Search for Great Deals on Doors
What are you looking for? (check all that apply) What is your Zip Code?

How to fix old doors

Kendall Holmes

Interior doors in old houses are supposed to open and shut just as nicely as their counterparts in newer houses -- that is, without having to push them hard, slam them or worse.

But in my experience, and probably in yours, most old-house doors don't work quite as they should.

More often than not, time has taken its toll on doors in the form of paint build-up, loose glue, loose hinges or other problems.

And all too often, previous owners have tried to solve problems with slap-dash repairs that didn't really solve anything.

On this page I'll show you a couple of the most common reasons why old-house doors bind and stick -- and I'll offer tips on how to fix these problems.

Ideally, you will end up with a consistent 1/16 to 1/8 inch gap around the door between the door and the jamb. That's the amount you need for a door to open and shut properly.

Paint Buildup

Paint buildup is the most common cause of doors that won't shut cleanly.

The nice little gap between a door and its frame gets a bit narrower each time the door is painted. Eventually, with enough layers of paint, the gap disappears entirely.

Luckily this is an easy thing to fix. Just remove the built-up paint with a heat gun, a scraper, or chemical remover.

If you're using a scraper, take care not to gouge the edge of the door. And keep in mind that you need to remove paint in two places -- the edges of the door, plus the part of the door frame that the door closes into.

Open Joints

Open joints between a door's rails and stiles are another common problem. The cure is pretty straighforward.

Structurally, old doors are made out of stiles (these are the vertical boards in a door) plus rails (the horizonal boards) plus recessed panels.

Tenons jut out of the rails and into the stiles - forming the joints that hold doors together.

Sometimes tenons come straight through the door so that you can seem them when you look at the vertical edges of the door. These are known as through tenons.

Fixing an opened-up joint in a door with through tenons.

Here's a door with tenons that extend straight through the stiles. I've already loosened up the wedges that help hold everything together.

Squirting glue into the open joint. I'll also squirt glue into the edge, along the tenons.

As I whack the door back together, excess glue makes a mess.

Pounding the wedges back into place. Once the glue is dry, I'll use a chisel and some sand paper to make them flush with the edge of the door.

Sometimes, especially on newer, machine-made doors, the tenons are invisible because they come only part of the way through the stiles. These are hidden tenons.
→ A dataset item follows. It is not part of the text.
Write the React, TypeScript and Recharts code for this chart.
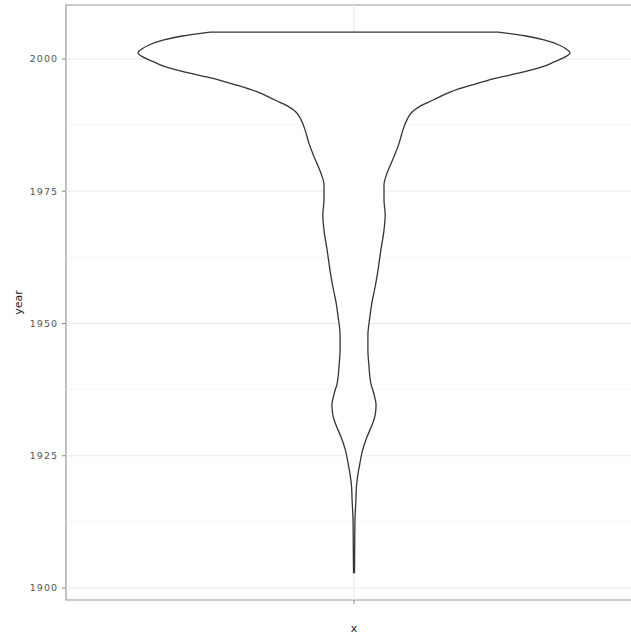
import React from "react";
import {
  ScatterChart,
  Scatter,
  XAxis,
  YAxis,
  ReferenceLine,
  ReferenceArea,
  Label,
} from "recharts";

// violin outline: year and half-width (x units, category at 1)
const years = [
  2005.1, 2004.35, 2003.6, 2002.65, 2001.9, 2001.15, 2000.4, 1999.45, 1998.5,
  1997.55, 1996.4, 1995.1, 1993.75, 1992.25, 1991.1, 1990.0, 1988.45, 1986.6,
  1984.1, 1981.5, 1978.45, 1976.2, 1973.35, 1970.5, 1967.65, 1963.9, 1960.1,
  1956.9, 1954.05, 1951.2, 1947.8, 1945.0, 1942.15, 1938.75, 1936.5, 1934.6,
  1932.7, 1930.8, 1928.55, 1926.1, 1923.65, 1921.4, 1919.1, 1916.65, 1912.9,
  1908.15, 1902.85,
];
const halfWidths = [
  0.3, 0.358, 0.396, 0.427, 0.442, 0.45, 0.44, 0.417, 0.392, 0.354, 0.296,
  0.246, 0.2, 0.165, 0.138, 0.121, 0.11, 0.102, 0.094, 0.083, 0.069, 0.0625,
  0.0625, 0.065, 0.0625, 0.056, 0.05, 0.044, 0.0375, 0.033, 0.029, 0.029,
  0.031, 0.035, 0.042, 0.046, 0.044, 0.0375, 0.027, 0.018, 0.0125, 0.008,
  0.005, 0.004, 0.002, 0.0015, 0.001,
];

const yTicks = [1900, 1925, 1950, 1975, 2000];
const yMinor = [1912.5, 1937.5, 1962.5, 1987.5];
const xCenter = 1;

const yDomain: [number, number] = [1897.73, 2010.21];
const xDomain: [number, number] = [0.4, 1.6];

const leftSide = years.map((y, i) => ({ x: xCenter - halfWidths[i], y }));
const rightSide = years.map((y, i) => ({ x: xCenter + halfWidths[i], y }));
const topEdge = [leftSide[0], rightSide[0]];
// closed shape for the white fill
const outline = [...leftSide, ...[...rightSide].reverse()];

const tickStyle = {
  fontSize: 9.5,
  fill: "#555",
  fontFamily: "DejaVu Sans",
  letterSpacing: 1,
};

const violinStroke = { stroke: "#333", strokeWidth: 1.3, fill: "none" };

export default function App() {
  return (
    <div
      style={{
        position: "absolute",
        left: 0,
        top: 0,
        width: 631,
        height: 636,
        overflow: "hidden",
        background: "#fff",
      }}
    >
      <ScatterChart
        width={650}
        height={636}
        margin={{ top: 5, right: 8, bottom: 0, left: 0 }}
      >
        <XAxis
          type="number"
          dataKey="x"
          domain={xDomain}
          ticks={[xCenter]}
          tickFormatter={() => ""}
          tickSize={4}
          axisLine={false}
          tickLine={{ stroke: "#888" }}
          height={36}
          allowDataOverflow
        >
          <Label
            value="x"
            position="insideBottom"
            offset={4}
            style={{ fontSize: 11, fill: "#222", fontFamily: "DejaVu Sans" }}
          />
        </XAxis>
        <YAxis
          type="number"
          dataKey="y"
          domain={yDomain}
          ticks={yTicks}
          width={66}
          tickSize={4}
          tickMargin={4}
          axisLine={false}
          tickLine={{ stroke: "#888" }}
          tick={tickStyle}
          allowDataOverflow
        >
          <Label
            content={({ viewBox }: any) => {
              const cx = 19;
              const cy = viewBox.y + viewBox.height / 2;
              return (
                <text
                  x={cx}
                  y={cy}
                  transform={`rotate(-90 ${cx} ${cy})`}
                  textAnchor="middle"
                  dominantBaseline="middle"
                  fontSize={11}
                  fill="#222"
                  fontFamily="DejaVu Sans"
                >
                  year
                </text>
              );
            }}
          />
        </YAxis>

        {yMinor.map((v) => (
          <ReferenceLine key={`m${v}`} y={v} stroke="#f3f3f3" strokeWidth={0.8} />
        ))}
        {yTicks.map((v) => (
          <ReferenceLine key={`M${v}`} y={v} stroke="#ebebeb" strokeWidth={1.2} />
        ))}
        <ReferenceLine x={xCenter} stroke="#ebebeb" strokeWidth={1.2} />

        {/* white body of the violin */}
        <Scatter
          data={outline}
          line={{ stroke: "none", fill: "#fff" }}
          lineJointType="linear"
          shape={() => <g />}
          isAnimationActive={false}
        />
        {/* smooth outline: both sides and the flat top */}
        <Scatter
          data={leftSide}
          line={violinStroke}
          lineJointType="monotoneY"
          shape={() => <g />}
          isAnimationActive={false}
        />
        <Scatter
          data={rightSide}
          line={violinStroke}
          lineJointType="monotoneY"
          shape={() => <g />}
          isAnimationActive={false}
        />
        <Scatter
          data={topEdge}
          line={violinStroke}
          lineJointType="linear"
          shape={() => <g />}
          isAnimationActive={false}
        />
        <Scatter
          data={[leftSide[leftSide.length - 1], rightSide[rightSide.length - 1]]}
          line={violinStroke}
          lineJointType="linear"
          shape={() => <g />}
          isAnimationActive={false}
        />

        <ReferenceArea
          x1={xDomain[0]}
          x2={xDomain[1]}
          y1={yDomain[0]}
          y2={yDomain[1]}
          fill="none"
          stroke="#999"
          strokeWidth={1.2}
        />
      </ScatterChart>
    </div>
  );
}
The tenons stay put (or, at least, they're supposed to stay put) through a combination of glue and either pegs or wedges. Over time, alas, the glue holding the tenons tends to wear out. And when this happens, gaps begin to open up between the door's stiles and rails.

These gaps may be quite visible when you look at the door. Or they may be hidden behind layers of paint, caulk or other things earlier owners stuffed into these gaps to hide them.

Either way, the effect of the gap is that the door is somewhat wider than when it was first hung. And that means it won't shut.

To fix these gaps, first determine if your door has through tenons or hidden tenons. For a through-tenon door:

  • First, remove the paint and other gunk from the joints .
  • Next, take a close look at the edge of the door. You should see a wedge, or sometimes a pair of wedges, that help hold the tenon in place.
  • You need to remove these wedges. You should be able to work them free by gently tugging at the open joint and then pushing it closed a couple times. Once they're out, cut new wedges -- slightly longer than you'll need.
  • Next, work as much carpenter's glue as possible into the joint. Then put some glue on the new wedges and drive them into place. And then clamp the joint tight until it dries.
  • Once the glue is dry, chisel the ends of the wedges so they're flush with the door .
  • Voila, your door will be as good as new.

To fix a door with hidden tenons:

  • First, work the loose joint back and forth a bit to open it up as much as possible,
  • Then work as much new glue into the joint as possible and clamp it.
  • Sometimes this will fix a door for a long time ... but sometimes not.
  • If this fix doesn't hold (or, if you want to fix the joint once and never have to worry about it again) you can drill pilot holes and then drive a pair of long wood screws through the edge of the door and into the stile. This will hold everything together snugly. And, for clean work, counter-sink the screws, and fill over their heads with putty.

Loose screws

Sometimes doors bind because their hinges are loose.

To learn if this is the case, open the door part way, and then jiggle the door toward and away from its hinges. If the hinges move, they're loose.

Tightening the screws may be the only fix needed but sometimes the screw holes are stripped. If that's the case, and the loose screws are on the part of the hinge that is attached to the door, you can use longer screws to re-secure the hinge to the door. Just make sure to use screws with heads that are small enough to fit flush with the hinges.